Jan

21

Together We Achieve More; Helping Flood Victims

≡ Category: Costa Rica, Staff Stories |

Two volunteers, Robin and Breanna, and I are about to take the bus for a fun weekend excursion in Nicaragua. It is October. It is the rainy season. It is raining again and since the six am bus never came, we enjoy chatting an extra hour until the next bus comes while trying to stay dry. It poured so heavily this past week a bridge was washed away. We were a little upset because we have to get off our bus, walk across to the other side of the small river, where another bus is waiting to transport us the rest of the way to Liberia, Costa Rica. Here, we are in the back of the line, and when we get on there are no seats available. We will be on foot for the following two hours, where we will find a legit reason to get upset.

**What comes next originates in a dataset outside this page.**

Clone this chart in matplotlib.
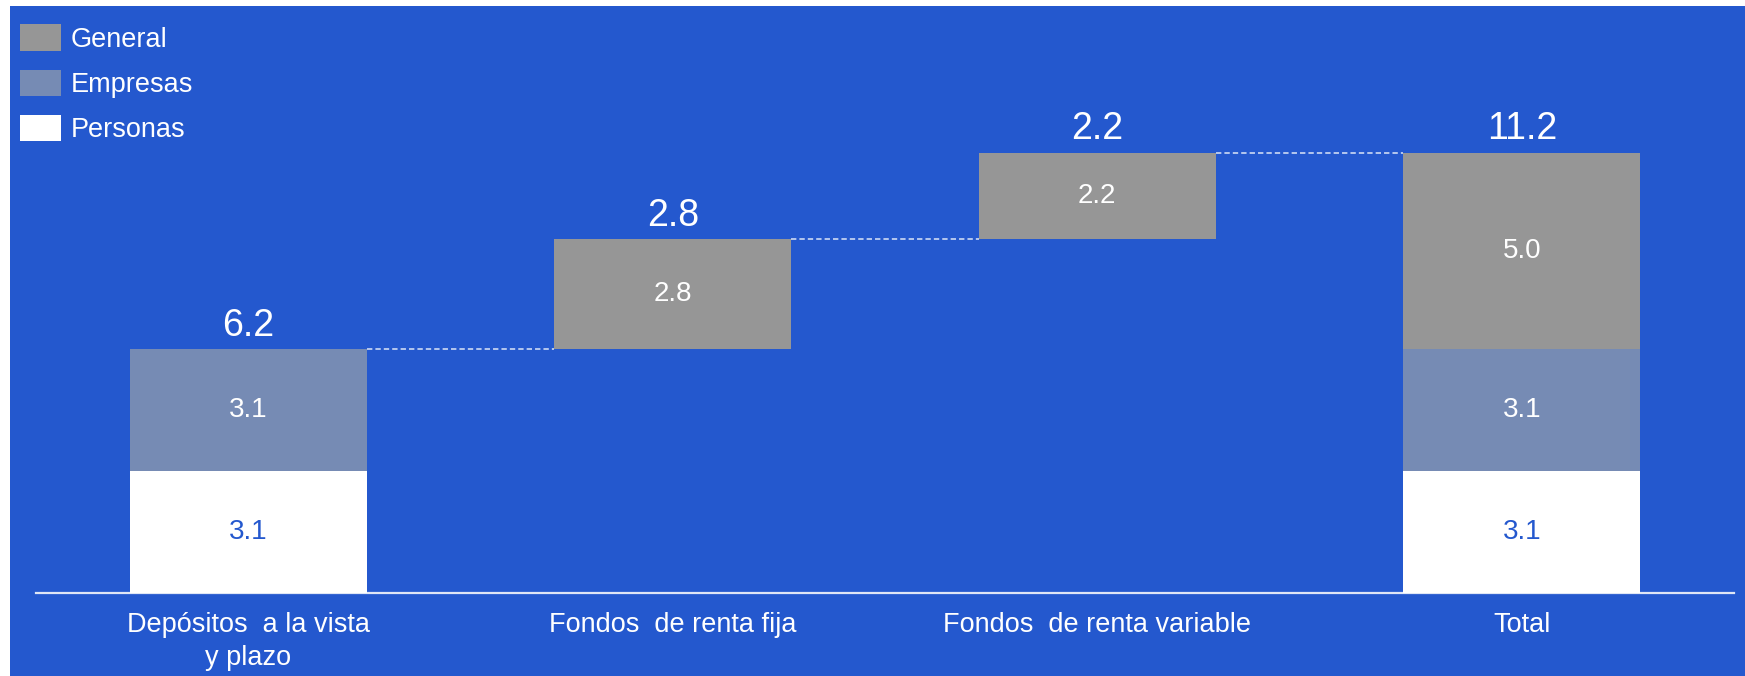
import numpy as np
import matplotlib.pyplot as plt
from matplotlib.patches import Rectangle


# =====================================================
# DATA
# =====================================================

categories = [
    "Depósitos  a la vista\ny plazo",
    "Fondos  de renta fija",
    "Fondos  de renta variable",
    "Total",
]

personas = [3.1, 0.0, 0.0, 3.1]
empresas = [3.1, 0.0, 0.0, 3.1]
general = [0.0, 2.8, 2.2, 5.0]

# floating start of each bar (waterfall), total bar starts at zero
bar_base = [0.0, 6.2, 9.0, 0.0]

top_labels = ["6.2", "2.8", "2.2", "11.2"]


# =====================================================
# STYLE
# =====================================================

BLUE = "#2458ce"
GRAY = "#969696"
STEEL = "#768bb4"
WHITE = "#ffffff"

plt.rcParams["font.family"] = ["Liberation Sans", "DejaVu Sans"]

x = np.arange(len(categories))
width = 0.558

personas = np.array(personas)
empresas = np.array(empresas)
general = np.array(general)
bar_base = np.array(bar_base)

bottom_emp = bar_base + personas
bottom_gen = bottom_emp + empresas
bar_top = bottom_gen + general


# =====================================================
# FIGURE
# =====================================================

fig = plt.figure(figsize=(17.45, 6.76), dpi=100)
fig.patch.set_facecolor("white")

# blue panel (white strip left and top like the source slide)
fig.patches.append(
    Rectangle(
        (10 / 1745, 0),
        1 - 10 / 1745,
        1 - 6 / 676,
        transform=fig.transFigure,
        facecolor=BLUE,
        edgecolor="none",
        zorder=-10,
    )
)

ax = fig.add_axes([36 / 1745, 1 - 592.7 / 676, (1734 - 36) / 1745, 592.7 / 676])
ax.set_facecolor("none")

b_pers = ax.bar(x, personas, width, bottom=bar_base, color=WHITE,
                label="Personas", zorder=3)
b_emp = ax.bar(x, empresas, width, bottom=bottom_emp, color=STEEL,
               label="Empresas", zorder=3)
b_gen = ax.bar(x, general, width, bottom=bottom_gen, color=GRAY,
               label="General", zorder=3)


# -----------------------------
# SEGMENT LABELS
# -----------------------------
for i in range(len(x)):

    if personas[i] > 0:
        ax.text(x[i], bar_base[i] + personas[i] / 2, f"{personas[i]:.1f}",
                ha="center", va="center", color=BLUE, fontsize=20, zorder=4)

    if empresas[i] > 0:
        ax.text(x[i], bottom_emp[i] + empresas[i] / 2, f"{empresas[i]:.1f}",
                ha="center", va="center", color=WHITE, fontsize=20, zorder=4)

    if general[i] > 0:
        ax.text(x[i], bottom_gen[i] + general[i] / 2, f"{general[i]:.1f}",
                ha="center", va="center", color=WHITE, fontsize=20, zorder=4)

    ax.annotate(top_labels[i], (x[i], bar_top[i]),
                xytext=(0, 9.5), textcoords="offset points",
                ha="center", va="baseline", color=WHITE, fontsize=27)


# -----------------------------
# DASHED CONNECTORS
# -----------------------------
for i in range(len(x) - 1):
    ax.plot([x[i] + width / 2, x[i + 1] - width / 2],
            [bar_top[i], bar_top[i]],
            color="#dde5f7", linewidth=1.1,
            linestyle=(0, (3.5, 2)), zorder=2)


# -----------------------------
# AXES
# -----------------------------
ax.set_xlim(-0.5, 3.5)
ax.set_ylim(0, 592.7 / 39.3)

ax.set_xticks(x)
ax.set_xticklabels(categories, fontsize=19.5, color=WHITE, linespacing=1.35)
ax.tick_params(axis="x", length=0, pad=14)
ax.set_yticks([])

for side in ["top", "right", "left"]:
    ax.spines[side].set_visible(False)

ax.spines["bottom"].set_color("#dfe6f6")
ax.spines["bottom"].set_linewidth(1.6)


# -----------------------------
# LEGEND
# -----------------------------
leg = fig.legend(
    [b_gen, b_emp, b_pers],
    ["General", "Empresas", "Personas"],
    loc="upper left",
    bbox_to_anchor=(20 / 1745, 1 - 24.5 / 676),
    frameon=False,
    fontsize=19.5,
    handlelength=1.51,
    handleheight=1.14,
    handletextpad=0.35,
    labelspacing=0.61,
    borderpad=0,
    borderaxespad=0,
)

for t in leg.get_texts():
    t.set_color(WHITE)

fig.savefig("out.png", dpi=100, facecolor=fig.get_facecolor())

Being on foot, we had great views out the windows of the bus, where a serious matter gave us a better reason to be upset. We are in the Santa Cruz and Filadelfia areas where we see cars on the sides of the road with standing water up to their windows. Homes have waters up to the handles on their front doors. I overhear someone mention that her friends’ mattresses were washed away into the river, along with their kitchen table. Houses are evacuated and look a complete wreck. Water is everywhere we look. Turns out, thousands of people were displaced from their homes, and are living in the community salon. These people didn’t have food to eat, nor pans to cook rice in, much less salt or oil to put in their rice.

Once back from Nicaragua we decide we want to help collect donations for these people affected by the flooding. Alex, a local Tico who is free during the day since he works nights, borrows the truck of a friend, and offers to drive our three volunteers and myself around to collect canned goods, toilet paper, diapers, clothing, anything really that people were willing to give. Another local offered to lend us his big speakers to help advertise as we drove by, but that fell through since he ended up needing to repair his speakers. However, our very fun and diverse group representing Italy, Canada, and the US shone through and sang out, “Help the people of Santa Cruz and Filadelfia!” except in Spanish! They were so cute! Breanna didn’t know any Spanish when she got here and Robin came as a beginner, but after a couple weeks of classes and practicing in the community and with their host family, they were able to go door to door and communicate our proposal. I am so proud of them!

Most of the donations came from Estrada, about a 25 minute car ride from Samara, since this is where we spent the morning plowing a field and planting grass seed with local community members so their children will have a soccer field to play on. Even in Estrada families showed us that they too had some flooding, but donated none the less. We were turned away by only one or two houses, who said they had already donated. Small houses with many family members who hadn’t gone grocery shopping, who said that they too were poor, still donated money so that we could buy something to donate in their name. Bags upon bags of gently used clothes, rice, beans, oil, salt, coffee, sugar, bottled water, canned goods, pastas, soaps, detergents, diapers, toilet paper, paper towels, other bathroom goods were donated as if the people never wanted them in the first place. These people I think would have given the clothes off of their own backs if we had asked them. Almost always when I went to a house I would suggest three or four specific items to possibly donate; they would give me each item asked for, not just one.

Since there is only one bus that runs from Estrada to Samara in the morning, and only one other in the afternoon, we of course said yes to the American guy leaving the turtle conservation camp wanting to go to Samara to use the internet. He too went house to house with us and helped us load the items in the truck.

We had planned on collecting from Estrada back, including the two towns in between Samara and Samara as well. However, after three and a half hours of going to houses spread out in the country side of Estrada and the beginnings of Carillo, our truck bed was full! The local police men helped us load up the Doctor’s large SUV since it started to rain again so that the goods would be kept dry. The doctor went straight to the affected areas that same day to help the Red Cross sort out the items and allocate it to the families in need.

Thanks to a group effort between international volunteers, teachers, various Samara community members, and the entire community of Estrada together made a very large, generous, heartwarming contribution to people in a sate of immediate need. I learned so much by the generosity of these people. The people who had the least gave the most, and were the happiest in doing so. It is amazing how much good can be done to make the world a better place if we all simply pitch in what we can. Little by little, stone by stone, tremendous castles are made.